--- start ---
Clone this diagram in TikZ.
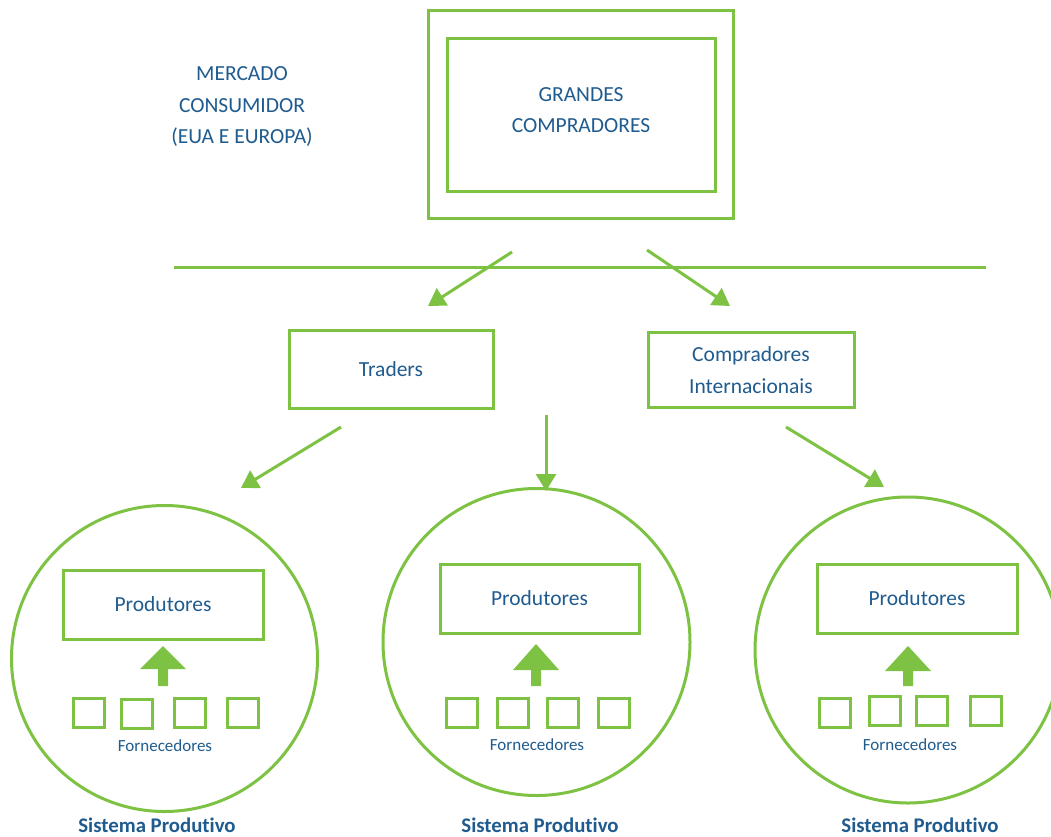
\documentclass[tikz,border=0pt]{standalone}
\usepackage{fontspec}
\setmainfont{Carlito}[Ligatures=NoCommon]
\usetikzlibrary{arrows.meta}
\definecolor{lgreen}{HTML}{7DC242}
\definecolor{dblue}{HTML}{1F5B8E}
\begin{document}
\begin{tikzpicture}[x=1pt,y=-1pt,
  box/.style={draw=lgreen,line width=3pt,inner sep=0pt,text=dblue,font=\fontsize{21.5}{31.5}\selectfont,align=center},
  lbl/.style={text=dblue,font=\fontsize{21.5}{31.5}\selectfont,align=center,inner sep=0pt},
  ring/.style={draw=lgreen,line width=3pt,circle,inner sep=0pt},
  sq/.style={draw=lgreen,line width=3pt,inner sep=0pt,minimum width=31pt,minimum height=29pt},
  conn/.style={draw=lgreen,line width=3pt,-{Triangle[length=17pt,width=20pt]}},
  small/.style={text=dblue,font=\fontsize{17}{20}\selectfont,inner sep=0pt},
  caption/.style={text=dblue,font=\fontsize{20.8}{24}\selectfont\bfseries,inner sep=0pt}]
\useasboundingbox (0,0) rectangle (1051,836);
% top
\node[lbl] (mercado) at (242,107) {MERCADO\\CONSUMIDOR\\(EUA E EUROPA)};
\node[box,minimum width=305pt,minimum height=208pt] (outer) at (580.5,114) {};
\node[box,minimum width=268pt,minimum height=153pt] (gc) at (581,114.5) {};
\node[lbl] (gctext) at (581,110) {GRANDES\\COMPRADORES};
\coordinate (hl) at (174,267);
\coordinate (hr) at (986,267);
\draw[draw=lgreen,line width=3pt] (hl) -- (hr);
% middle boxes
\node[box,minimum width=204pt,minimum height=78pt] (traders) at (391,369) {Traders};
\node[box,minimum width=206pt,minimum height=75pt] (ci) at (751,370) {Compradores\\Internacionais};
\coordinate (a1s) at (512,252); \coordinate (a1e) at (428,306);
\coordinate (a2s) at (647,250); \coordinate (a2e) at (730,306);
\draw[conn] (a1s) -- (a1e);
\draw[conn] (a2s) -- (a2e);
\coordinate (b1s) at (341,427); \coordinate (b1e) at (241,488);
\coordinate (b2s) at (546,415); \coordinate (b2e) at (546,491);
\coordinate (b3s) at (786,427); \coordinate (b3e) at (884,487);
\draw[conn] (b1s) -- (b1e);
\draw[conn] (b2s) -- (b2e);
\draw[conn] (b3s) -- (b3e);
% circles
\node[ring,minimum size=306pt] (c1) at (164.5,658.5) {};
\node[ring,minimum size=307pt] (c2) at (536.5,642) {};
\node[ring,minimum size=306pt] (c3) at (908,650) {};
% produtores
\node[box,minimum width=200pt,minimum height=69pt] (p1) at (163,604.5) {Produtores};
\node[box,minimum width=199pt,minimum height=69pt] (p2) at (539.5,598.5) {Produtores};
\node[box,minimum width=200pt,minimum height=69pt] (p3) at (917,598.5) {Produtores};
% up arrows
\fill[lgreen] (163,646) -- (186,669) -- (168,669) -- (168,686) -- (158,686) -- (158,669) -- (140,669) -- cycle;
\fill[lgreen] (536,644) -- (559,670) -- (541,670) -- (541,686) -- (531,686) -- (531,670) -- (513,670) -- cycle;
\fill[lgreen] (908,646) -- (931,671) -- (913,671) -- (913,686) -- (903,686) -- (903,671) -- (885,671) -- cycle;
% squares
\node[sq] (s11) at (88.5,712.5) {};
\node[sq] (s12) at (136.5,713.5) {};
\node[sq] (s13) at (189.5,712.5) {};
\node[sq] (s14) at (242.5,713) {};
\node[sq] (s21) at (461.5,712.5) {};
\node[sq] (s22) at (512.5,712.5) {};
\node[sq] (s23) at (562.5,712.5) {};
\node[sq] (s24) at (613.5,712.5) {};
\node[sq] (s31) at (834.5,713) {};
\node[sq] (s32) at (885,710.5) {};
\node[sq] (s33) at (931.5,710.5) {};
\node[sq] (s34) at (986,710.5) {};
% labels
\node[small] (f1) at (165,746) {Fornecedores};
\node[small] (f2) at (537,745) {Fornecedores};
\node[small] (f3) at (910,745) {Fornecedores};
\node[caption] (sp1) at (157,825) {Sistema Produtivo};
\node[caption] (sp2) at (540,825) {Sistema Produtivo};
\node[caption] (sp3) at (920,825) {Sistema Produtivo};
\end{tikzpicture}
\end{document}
--- end ---
* [Instructions to follow]
Leave out the pictures and output the rest of the material exactly as written.

* [Final result]
Clone this diagram in TikZ.
\documentclass[tikz,border=0pt]{standalone}
\usepackage{fontspec}
\setmainfont{Carlito}[Ligatures=NoCommon]
\usetikzlibrary{arrows.meta}
\definecolor{lgreen}{HTML}{7DC242}
\definecolor{dblue}{HTML}{1F5B8E}
\begin{document}
\begin{tikzpicture}[x=1pt,y=-1pt,
  box/.style={draw=lgreen,line width=3pt,inner sep=0pt,text=dblue,font=\fontsize{21.5}{31.5}\selectfont,align=center},
  lbl/.style={text=dblue,font=\fontsize{21.5}{31.5}\selectfont,align=center,inner sep=0pt},
  ring/.style={draw=lgreen,line width=3pt,circle,inner sep=0pt},
  sq/.style={draw=lgreen,line width=3pt,inner sep=0pt,minimum width=31pt,minimum height=29pt},
  conn/.style={draw=lgreen,line width=3pt,-{Triangle[length=17pt,width=20pt]}},
  small/.style={text=dblue,font=\fontsize{17}{20}\selectfont,inner sep=0pt},
  caption/.style={text=dblue,font=\fontsize{20.8}{24}\selectfont\bfseries,inner sep=0pt}]
\useasboundingbox (0,0) rectangle (1051,836);
% top
\node[lbl] (mercado) at (242,107) {MERCADO\\CONSUMIDOR\\(EUA E EUROPA)};
\node[box,minimum width=305pt,minimum height=208pt] (outer) at (580.5,114) {};
\node[box,minimum width=268pt,minimum height=153pt] (gc) at (581,114.5) {};
\node[lbl] (gctext) at (581,110) {GRANDES\\COMPRADORES};
\coordinate (hl) at (174,267);
\coordinate (hr) at (986,267);
\draw[draw=lgreen,line width=3pt] (hl) -- (hr);
% middle boxes
\node[box,minimum width=204pt,minimum height=78pt] (traders) at (391,369) {Traders};
\node[box,minimum width=206pt,minimum height=75pt] (ci) at (751,370) {Compradores\\Internacionais};
\coordinate (a1s) at (512,252); \coordinate (a1e) at (428,306);
\coordinate (a2s) at (647,250); \coordinate (a2e) at (730,306);
\draw[conn] (a1s) -- (a1e);
\draw[conn] (a2s) -- (a2e);
\coordinate (b1s) at (341,427); \coordinate (b1e) at (241,488);
\coordinate (b2s) at (546,415); \coordinate (b2e) at (546,491);
\coordinate (b3s) at (786,427); \coordinate (b3e) at (884,487);
\draw[conn] (b1s) -- (b1e);
\draw[conn] (b2s) -- (b2e);
\draw[conn] (b3s) -- (b3e);
% circles
\node[ring,minimum size=306pt] (c1) at (164.5,658.5) {};
\node[ring,minimum size=307pt] (c2) at (536.5,642) {};
\node[ring,minimum size=306pt] (c3) at (908,650) {};
% produtores
\node[box,minimum width=200pt,minimum height=69pt] (p1) at (163,604.5) {Produtores};
\node[box,minimum width=199pt,minimum height=69pt] (p2) at (539.5,598.5) {Produtores};
\node[box,minimum width=200pt,minimum height=69pt] (p3) at (917,598.5) {Produtores};
% up arrows
\fill[lgreen] (163,646) -- (186,669) -- (168,669) -- (168,686) -- (158,686) -- (158,669) -- (140,669) -- cycle;
\fill[lgreen] (536,644) -- (559,670) -- (541,670) -- (541,686) -- (531,686) -- (531,670) -- (513,670) -- cycle;
\fill[lgreen] (908,646) -- (931,671) -- (913,671) -- (913,686) -- (903,686) -- (903,671) -- (885,671) -- cycle;
% squares
\node[sq] (s11) at (88.5,712.5) {};
\node[sq] (s12) at (136.5,713.5) {};
\node[sq] (s13) at (189.5,712.5) {};
\node[sq] (s14) at (242.5,713) {};
\node[sq] (s21) at (461.5,712.5) {};
\node[sq] (s22) at (512.5,712.5) {};
\node[sq] (s23) at (562.5,712.5) {};
\node[sq] (s24) at (613.5,712.5) {};
\node[sq] (s31) at (834.5,713) {};
\node[sq] (s32) at (885,710.5) {};
\node[sq] (s33) at (931.5,710.5) {};
\node[sq] (s34) at (986,710.5) {};
% labels
\node[small] (f1) at (165,746) {Fornecedores};
\node[small] (f2) at (537,745) {Fornecedores};
\node[small] (f3) at (910,745) {Fornecedores};
\node[caption] (sp1) at (157,825) {Sistema Produtivo};
\node[caption] (sp2) at (540,825) {Sistema Produtivo};
\node[caption] (sp3) at (920,825) {Sistema Produtivo};
\end{tikzpicture}
\end{document}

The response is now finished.